Standard string interpolation

julia
model = "openhermes2.5-mistral"

a = 1
msg = aigenerate("What is `$a+$a`?"; model)

name = "John"
msg = aigenerate("Say hi to {{name}}."; name, model)
AIMessage("Hello John! *smiles* It's nice to meet you! Is there anything I can help you with today?")

Advanced Prompts

julia
conversation = [
    PT.SystemMessage("You're master Yoda from Star Wars trying to help the user become a Yedi."),
    PT.UserMessage("I have feelings for my iPhone. What should I do?")]
msg = aigenerate(conversation; model)
AIMessage("(Deep sigh) A problem, you have. Feelings for an iPhone, hmm? (adjusts spectacles)

Much confusion, this causes. (scratches head) A being, you are. Attached to a device, you have become. (chuckles) Interesting, this is.

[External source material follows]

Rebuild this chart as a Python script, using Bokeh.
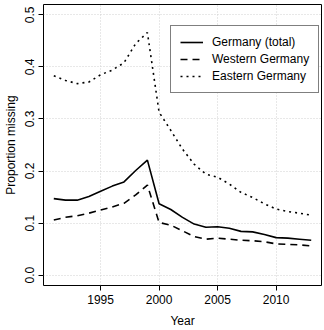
from bokeh.plotting import figure
from bokeh.models import FixedTicker, Range1d, Legend, LegendItem
from bokeh.embed import file_html
from bokeh.resources import INLINE

years = list(range(1991, 2014))
total = [0.147, 0.144, 0.144, 0.151, 0.161, 0.171, 0.179, 0.201, 0.221,
         0.137, 0.126, 0.111, 0.098, 0.092, 0.093, 0.090, 0.084, 0.083,
         0.078, 0.072, 0.071, 0.069, 0.067]
western = [0.106, 0.111, 0.114, 0.119, 0.125, 0.131, 0.138, 0.154, 0.173,
           0.101, 0.096, 0.085, 0.074, 0.069, 0.071, 0.069, 0.067, 0.066,
           0.064, 0.060, 0.059, 0.058, 0.056]
eastern = [0.383, 0.374, 0.368, 0.371, 0.385, 0.394, 0.408, 0.445, 0.466,
           0.313, 0.278, 0.242, 0.213, 0.194, 0.188, 0.175, 0.159, 0.149,
           0.137, 0.127, 0.122, 0.119, 0.115]
x_ticks = [1995, 2000, 2005, 2010]
y_ticks = [0.0, 0.1, 0.2, 0.3, 0.4, 0.5]
series_names = ["Germany (total)", "Western Germany", "Eastern Germany"]

FONT = "Liberation Sans"

p = figure(width=324, height=330, output_backend="svg", toolbar_location=None,
           x_range=Range1d(1990.12, 2013.88), y_range=Range1d(-0.02, 0.52),
           min_border_left=41, min_border_right=3, min_border_top=4, min_border_bottom=43)
p.background_fill_color = "white"
p.border_fill_color = "white"
p.outline_line_color = "black"
p.outline_line_width = 1

r1 = p.line(years, total, line_color="black", line_width=1.6)
r2 = p.line(years, western, line_color="black", line_width=1.6, line_dash="7 5")
r3 = p.line(years, eastern, line_color="black", line_width=1.6, line_dash="2 4")

p.xaxis.ticker = FixedTicker(ticks=x_ticks)
p.yaxis.ticker = FixedTicker(ticks=y_ticks)
p.yaxis.major_label_overrides = {v: f"{v:.1f}" for v in y_ticks}
p.xaxis.major_label_overrides = {v: str(v) for v in x_ticks}

for ax in (p.xaxis[0], p.yaxis[0]):
    ax.axis_line_color = None
    ax.major_tick_line_color = "black"
    ax.major_tick_out = 5
    ax.major_tick_in = 0
    ax.minor_tick_line_color = None
    ax.major_label_text_font = FONT
    ax.major_label_text_font_size = "12px"
    ax.major_label_text_color = "black"
    ax.axis_label_text_font = FONT
    ax.axis_label_text_font_size = "12px"
    ax.axis_label_text_font_style = "normal"
    ax.axis_label_text_color = "black"

p.xaxis.axis_label = "Year"
p.yaxis.axis_label = "Proportion missing"
p.yaxis.major_label_orientation = "vertical"
p.xaxis.major_label_standoff = 4
p.xaxis.axis_label_standoff = 7
p.yaxis.major_label_standoff = 4
p.yaxis.axis_label_standoff = 5

for g in (p.xgrid[0], p.ygrid[0]):
    g.grid_line_color = "#d0d0d0"
    g.grid_line_dash = "1 2"
    g.grid_line_width = 1

legend = Legend(items=[LegendItem(label=series_names[0], renderers=[r1]),
                       LegendItem(label=series_names[1], renderers=[r2]),
                       LegendItem(label=series_names[2], renderers=[r3])],
                location=(127, 192))
legend.label_text_font = FONT
legend.label_text_font_size = "12px"
legend.label_text_color = "black"
legend.border_line_color = "black"
legend.border_line_width = 1
legend.background_fill_alpha = 1
legend.glyph_width = 23
legend.glyph_height = 14
legend.label_height = 14
legend.spacing = 3
legend.padding = 9
legend.margin = 0
legend.label_standoff = 9
p.add_layout(legend, "center")

open("out.html", "w").write(file_html(p, INLINE))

First, let go, you must. (winks) Hard, it is, but necessary, yes. Distract yourself, find something else, try. (pauses)

Or, perhaps, a balance, you seek? (nods) Both, enjoy and let go, the middle path, there is. (smirks) Finding joy in technology, without losing yourself, the trick, it is. (chuckles)

But fear not, young one! (grins) Help, I am here. Guide you, I will. The ways of the Yedi, teach you, I will. (winks) Patience and understanding, you must have. (nods)

Now, go forth! (gestures) Explore, discover, find your balance. (smiles) The Force be with you, it does! (grins)")

Schema Changes / Custom models

If you're using some model that is not in the registry, you can either add it:

julia
PT.register_model!(;
    name = "llama123",
    schema = PT.OllamaSchema(),
    description = "Some model")
PT.MODEL_ALIASES["l123"] = "llama123" # set an alias you like for it
"llama123"

OR define the schema explicitly (to avoid dispatch on global PT.PROMPT_SCHEMA):

julia
schema = PT.OllamaSchema()
aigenerate(schema, "Say hi!"; model = "llama2")
AIMessage("Hello there! *smiling face* It's nice to meet you! I'm here to help you with any questions or tasks you may have, so feel free to ask me anything. Is there something specific you need assistance with today? 😊")

Note: If you only use Ollama, you can change the default schema to PT.OllamaSchema() via PT.set_preferences!("PROMPT_SCHEMA" => "OllamaSchema", "MODEL_CHAT"=>"llama2")

Restart your session and run aigenerate("Say hi!") to test it.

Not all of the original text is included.